_Problem to work on_
Quote all of the data that follows exactly as written, skipping the images.
━━ Records shown ━━
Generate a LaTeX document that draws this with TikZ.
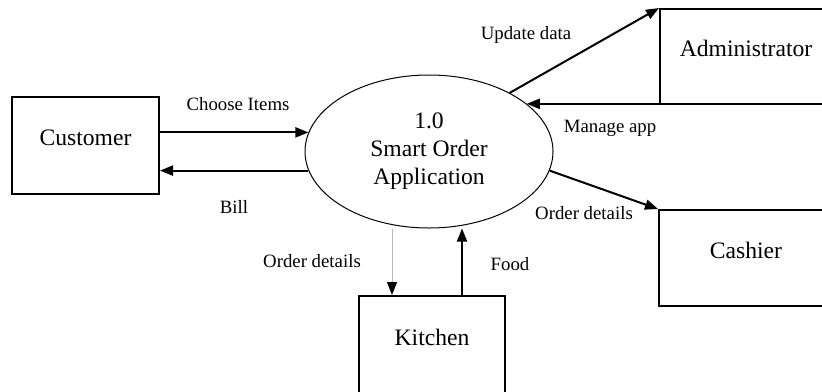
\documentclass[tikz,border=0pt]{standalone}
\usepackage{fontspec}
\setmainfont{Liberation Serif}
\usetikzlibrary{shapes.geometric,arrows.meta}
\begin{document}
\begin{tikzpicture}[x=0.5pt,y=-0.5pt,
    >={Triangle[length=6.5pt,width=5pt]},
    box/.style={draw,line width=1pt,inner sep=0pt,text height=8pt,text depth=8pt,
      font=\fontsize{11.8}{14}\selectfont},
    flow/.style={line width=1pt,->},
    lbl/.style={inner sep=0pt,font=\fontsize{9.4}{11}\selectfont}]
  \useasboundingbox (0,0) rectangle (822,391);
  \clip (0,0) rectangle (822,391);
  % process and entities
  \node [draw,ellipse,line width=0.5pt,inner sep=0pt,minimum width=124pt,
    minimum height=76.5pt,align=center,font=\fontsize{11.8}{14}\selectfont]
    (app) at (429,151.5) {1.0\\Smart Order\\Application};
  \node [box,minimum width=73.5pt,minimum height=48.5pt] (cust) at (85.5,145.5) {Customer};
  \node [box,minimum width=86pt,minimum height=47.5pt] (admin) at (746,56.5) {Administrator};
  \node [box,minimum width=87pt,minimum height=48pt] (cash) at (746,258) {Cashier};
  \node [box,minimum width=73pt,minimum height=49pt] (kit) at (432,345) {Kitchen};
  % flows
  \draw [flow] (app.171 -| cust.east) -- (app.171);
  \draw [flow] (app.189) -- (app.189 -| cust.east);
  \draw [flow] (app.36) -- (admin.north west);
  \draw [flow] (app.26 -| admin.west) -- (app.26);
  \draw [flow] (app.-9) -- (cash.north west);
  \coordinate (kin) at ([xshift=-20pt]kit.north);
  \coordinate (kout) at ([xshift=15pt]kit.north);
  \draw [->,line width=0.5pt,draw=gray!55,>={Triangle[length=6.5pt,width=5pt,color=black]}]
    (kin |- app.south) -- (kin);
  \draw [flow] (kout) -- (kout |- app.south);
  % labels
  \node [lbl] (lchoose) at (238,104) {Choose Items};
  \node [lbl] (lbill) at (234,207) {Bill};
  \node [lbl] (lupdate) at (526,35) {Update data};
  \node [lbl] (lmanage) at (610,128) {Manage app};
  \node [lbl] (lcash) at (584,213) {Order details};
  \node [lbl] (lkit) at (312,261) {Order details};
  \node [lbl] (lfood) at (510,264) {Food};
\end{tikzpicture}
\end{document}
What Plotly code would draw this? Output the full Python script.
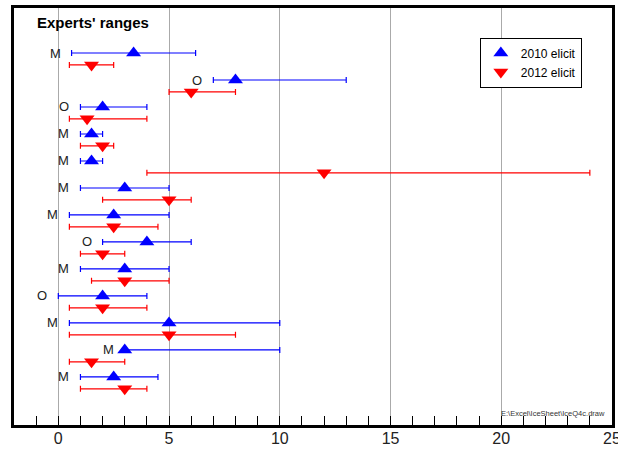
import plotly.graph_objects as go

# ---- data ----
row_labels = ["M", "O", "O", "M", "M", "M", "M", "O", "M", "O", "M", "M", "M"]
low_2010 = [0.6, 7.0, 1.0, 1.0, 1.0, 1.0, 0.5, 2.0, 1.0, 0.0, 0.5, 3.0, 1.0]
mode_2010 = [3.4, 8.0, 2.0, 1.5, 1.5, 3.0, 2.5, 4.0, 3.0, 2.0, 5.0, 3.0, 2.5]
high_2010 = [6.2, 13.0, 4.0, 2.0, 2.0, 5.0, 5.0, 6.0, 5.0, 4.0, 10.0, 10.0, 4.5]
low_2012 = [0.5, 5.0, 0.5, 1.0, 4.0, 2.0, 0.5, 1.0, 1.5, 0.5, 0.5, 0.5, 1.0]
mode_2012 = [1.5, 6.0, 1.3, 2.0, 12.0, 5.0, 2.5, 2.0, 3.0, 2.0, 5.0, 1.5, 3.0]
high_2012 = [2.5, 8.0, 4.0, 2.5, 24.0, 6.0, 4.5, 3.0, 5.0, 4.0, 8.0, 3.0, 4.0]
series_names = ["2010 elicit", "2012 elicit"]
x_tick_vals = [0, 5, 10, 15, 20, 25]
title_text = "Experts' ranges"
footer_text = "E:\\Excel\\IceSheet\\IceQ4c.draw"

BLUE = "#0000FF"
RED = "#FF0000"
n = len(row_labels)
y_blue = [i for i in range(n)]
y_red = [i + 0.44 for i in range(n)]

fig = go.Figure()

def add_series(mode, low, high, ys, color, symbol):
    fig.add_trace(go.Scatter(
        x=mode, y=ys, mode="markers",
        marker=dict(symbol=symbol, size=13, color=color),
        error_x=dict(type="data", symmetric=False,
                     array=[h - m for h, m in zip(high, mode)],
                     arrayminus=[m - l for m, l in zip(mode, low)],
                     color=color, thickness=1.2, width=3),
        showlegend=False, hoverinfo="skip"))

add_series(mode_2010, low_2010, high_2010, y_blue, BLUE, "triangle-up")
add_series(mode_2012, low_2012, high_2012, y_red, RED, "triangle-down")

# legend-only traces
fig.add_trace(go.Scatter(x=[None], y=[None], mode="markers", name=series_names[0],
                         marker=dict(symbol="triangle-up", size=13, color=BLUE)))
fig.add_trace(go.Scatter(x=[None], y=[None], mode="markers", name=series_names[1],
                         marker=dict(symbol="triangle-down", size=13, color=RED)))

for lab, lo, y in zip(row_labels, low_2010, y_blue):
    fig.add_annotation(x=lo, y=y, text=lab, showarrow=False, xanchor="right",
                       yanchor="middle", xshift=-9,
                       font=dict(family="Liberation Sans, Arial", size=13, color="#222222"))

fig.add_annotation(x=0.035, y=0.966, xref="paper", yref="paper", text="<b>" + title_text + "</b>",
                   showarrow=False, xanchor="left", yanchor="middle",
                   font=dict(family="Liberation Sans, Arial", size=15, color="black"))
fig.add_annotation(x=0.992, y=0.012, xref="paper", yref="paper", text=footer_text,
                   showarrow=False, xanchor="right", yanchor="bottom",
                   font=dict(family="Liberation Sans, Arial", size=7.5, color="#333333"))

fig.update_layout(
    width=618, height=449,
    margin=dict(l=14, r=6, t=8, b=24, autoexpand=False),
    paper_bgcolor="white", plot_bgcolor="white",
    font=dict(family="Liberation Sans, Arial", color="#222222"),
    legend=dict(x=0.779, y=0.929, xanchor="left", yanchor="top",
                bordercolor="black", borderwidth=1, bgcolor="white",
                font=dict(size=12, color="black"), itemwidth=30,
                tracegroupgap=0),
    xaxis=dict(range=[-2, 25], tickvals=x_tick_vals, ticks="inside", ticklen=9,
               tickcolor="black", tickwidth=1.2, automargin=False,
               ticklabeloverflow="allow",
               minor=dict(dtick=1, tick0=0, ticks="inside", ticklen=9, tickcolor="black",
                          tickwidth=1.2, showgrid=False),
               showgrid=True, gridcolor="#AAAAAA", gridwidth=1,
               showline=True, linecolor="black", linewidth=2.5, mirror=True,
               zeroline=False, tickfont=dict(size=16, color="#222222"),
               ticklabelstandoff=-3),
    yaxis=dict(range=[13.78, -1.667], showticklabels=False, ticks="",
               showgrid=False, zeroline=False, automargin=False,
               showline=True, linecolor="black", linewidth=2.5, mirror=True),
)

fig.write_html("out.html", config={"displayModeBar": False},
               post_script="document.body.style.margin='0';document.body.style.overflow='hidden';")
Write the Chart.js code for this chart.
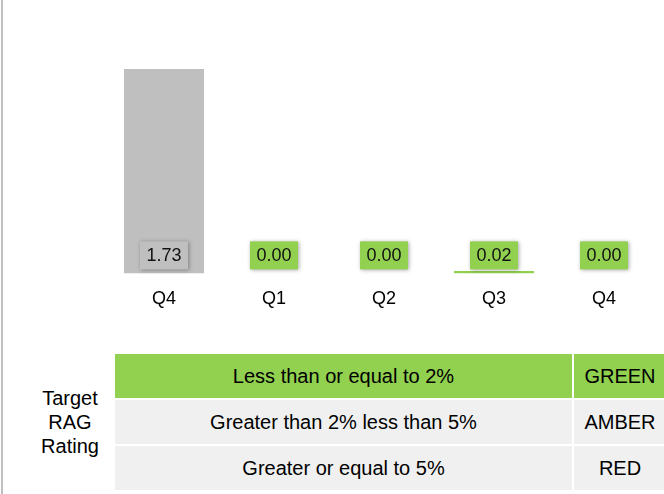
━━━
_Result of this task_
Generate a LaTeX document that draws this with TikZ.
\documentclass[tikz,border=0pt]{standalone}
\usepackage{fontspec}
\setmainfont{Liberation Serif}
\usetikzlibrary{shapes.geometric,arrows.meta}
\begin{document}
\begin{tikzpicture}[x=0.5pt,y=-0.5pt,
    >={Triangle[length=6.5pt,width=5pt]},
    box/.style={draw,line width=1pt,inner sep=0pt,text height=8pt,text depth=8pt,
      font=\fontsize{11.8}{14}\selectfont},
    flow/.style={line width=1pt,->},
    lbl/.style={inner sep=0pt,font=\fontsize{9.4}{11}\selectfont}]
  \useasboundingbox (0,0) rectangle (822,391);
  \clip (0,0) rectangle (822,391);
  % process and entities
  \node [draw,ellipse,line width=0.5pt,inner sep=0pt,minimum width=124pt,
    minimum height=76.5pt,align=center,font=\fontsize{11.8}{14}\selectfont]
    (app) at (429,151.5) {1.0\\Smart Order\\Application};
  \node [box,minimum width=73.5pt,minimum height=48.5pt] (cust) at (85.5,145.5) {Customer};
  \node [box,minimum width=86pt,minimum height=47.5pt] (admin) at (746,56.5) {Administrator};
  \node [box,minimum width=87pt,minimum height=48pt] (cash) at (746,258) {Cashier};
  \node [box,minimum width=73pt,minimum height=49pt] (kit) at (432,345) {Kitchen};
  % flows
  \draw [flow] (app.171 -| cust.east) -- (app.171);
  \draw [flow] (app.189) -- (app.189 -| cust.east);
  \draw [flow] (app.36) -- (admin.north west);
  \draw [flow] (app.26 -| admin.west) -- (app.26);
  \draw [flow] (app.-9) -- (cash.north west);
  \coordinate (kin) at ([xshift=-20pt]kit.north);
  \coordinate (kout) at ([xshift=15pt]kit.north);
  \draw [->,line width=0.5pt,draw=gray!55,>={Triangle[length=6.5pt,width=5pt,color=black]}]
    (kin |- app.south) -- (kin);
  \draw [flow] (kout) -- (kout |- app.south);
  % labels
  \node [lbl] (lchoose) at (238,104) {Choose Items};
  \node [lbl] (lbill) at (234,207) {Bill};
  \node [lbl] (lupdate) at (526,35) {Update data};
  \node [lbl] (lmanage) at (610,128) {Manage app};
  \node [lbl] (lcash) at (584,213) {Order details};
  \node [lbl] (lkit) at (312,261) {Order details};
  \node [lbl] (lfood) at (510,264) {Food};
\end{tikzpicture}
\end{document}
What Plotly code would draw this? Output the full Python script.
import plotly.graph_objects as go

# ---- data ----
row_labels = ["M", "O", "O", "M", "M", "M", "M", "O", "M", "O", "M", "M", "M"]
low_2010 = [0.6, 7.0, 1.0, 1.0, 1.0, 1.0, 0.5, 2.0, 1.0, 0.0, 0.5, 3.0, 1.0]
mode_2010 = [3.4, 8.0, 2.0, 1.5, 1.5, 3.0, 2.5, 4.0, 3.0, 2.0, 5.0, 3.0, 2.5]
high_2010 = [6.2, 13.0, 4.0, 2.0, 2.0, 5.0, 5.0, 6.0, 5.0, 4.0, 10.0, 10.0, 4.5]
low_2012 = [0.5, 5.0, 0.5, 1.0, 4.0, 2.0, 0.5, 1.0, 1.5, 0.5, 0.5, 0.5, 1.0]
mode_2012 = [1.5, 6.0, 1.3, 2.0, 12.0, 5.0, 2.5, 2.0, 3.0, 2.0, 5.0, 1.5, 3.0]
high_2012 = [2.5, 8.0, 4.0, 2.5, 24.0, 6.0, 4.5, 3.0, 5.0, 4.0, 8.0, 3.0, 4.0]
series_names = ["2010 elicit", "2012 elicit"]
x_tick_vals = [0, 5, 10, 15, 20, 25]
title_text = "Experts' ranges"
footer_text = "E:\\Excel\\IceSheet\\IceQ4c.draw"

BLUE = "#0000FF"
RED = "#FF0000"
n = len(row_labels)
y_blue = [i for i in range(n)]
y_red = [i + 0.44 for i in range(n)]

fig = go.Figure()

def add_series(mode, low, high, ys, color, symbol):
    fig.add_trace(go.Scatter(
        x=mode, y=ys, mode="markers",
        marker=dict(symbol=symbol, size=13, color=color),
        error_x=dict(type="data", symmetric=False,
                     array=[h - m for h, m in zip(high, mode)],
                     arrayminus=[m - l for m, l in zip(mode, low)],
                     color=color, thickness=1.2, width=3),
        showlegend=False, hoverinfo="skip"))

add_series(mode_2010, low_2010, high_2010, y_blue, BLUE, "triangle-up")
add_series(mode_2012, low_2012, high_2012, y_red, RED, "triangle-down")

# legend-only traces
fig.add_trace(go.Scatter(x=[None], y=[None], mode="markers", name=series_names[0],
                         marker=dict(symbol="triangle-up", size=13, color=BLUE)))
fig.add_trace(go.Scatter(x=[None], y=[None], mode="markers", name=series_names[1],
                         marker=dict(symbol="triangle-down", size=13, color=RED)))

for lab, lo, y in zip(row_labels, low_2010, y_blue):
    fig.add_annotation(x=lo, y=y, text=lab, showarrow=False, xanchor="right",
                       yanchor="middle", xshift=-9,
                       font=dict(family="Liberation Sans, Arial", size=13, color="#222222"))

fig.add_annotation(x=0.035, y=0.966, xref="paper", yref="paper", text="<b>" + title_text + "</b>",
                   showarrow=False, xanchor="left", yanchor="middle",
                   font=dict(family="Liberation Sans, Arial", size=15, color="black"))
fig.add_annotation(x=0.992, y=0.012, xref="paper", yref="paper", text=footer_text,
                   showarrow=False, xanchor="right", yanchor="bottom",
                   font=dict(family="Liberation Sans, Arial", size=7.5, color="#333333"))

fig.update_layout(
    width=618, height=449,
    margin=dict(l=14, r=6, t=8, b=24, autoexpand=False),
    paper_bgcolor="white", plot_bgcolor="white",
    font=dict(family="Liberation Sans, Arial", color="#222222"),
    legend=dict(x=0.779, y=0.929, xanchor="left", yanchor="top",
                bordercolor="black", borderwidth=1, bgcolor="white",
                font=dict(size=12, color="black"), itemwidth=30,
                tracegroupgap=0),
    xaxis=dict(range=[-2, 25], tickvals=x_tick_vals, ticks="inside", ticklen=9,
               tickcolor="black", tickwidth=1.2, automargin=False,
               ticklabeloverflow="allow",
               minor=dict(dtick=1, tick0=0, ticks="inside", ticklen=9, tickcolor="black",
                          tickwidth=1.2, showgrid=False),
               showgrid=True, gridcolor="#AAAAAA", gridwidth=1,
               showline=True, linecolor="black", linewidth=2.5, mirror=True,
               zeroline=False, tickfont=dict(size=16, color="#222222"),
               ticklabelstandoff=-3),
    yaxis=dict(range=[13.78, -1.667], showticklabels=False, ticks="",
               showgrid=False, zeroline=False, automargin=False,
               showline=True, linecolor="black", linewidth=2.5, mirror=True),
)

fig.write_html("out.html", config={"displayModeBar": False},
               post_script="document.body.style.margin='0';document.body.style.overflow='hidden';")
Write the Chart.js code for this chart.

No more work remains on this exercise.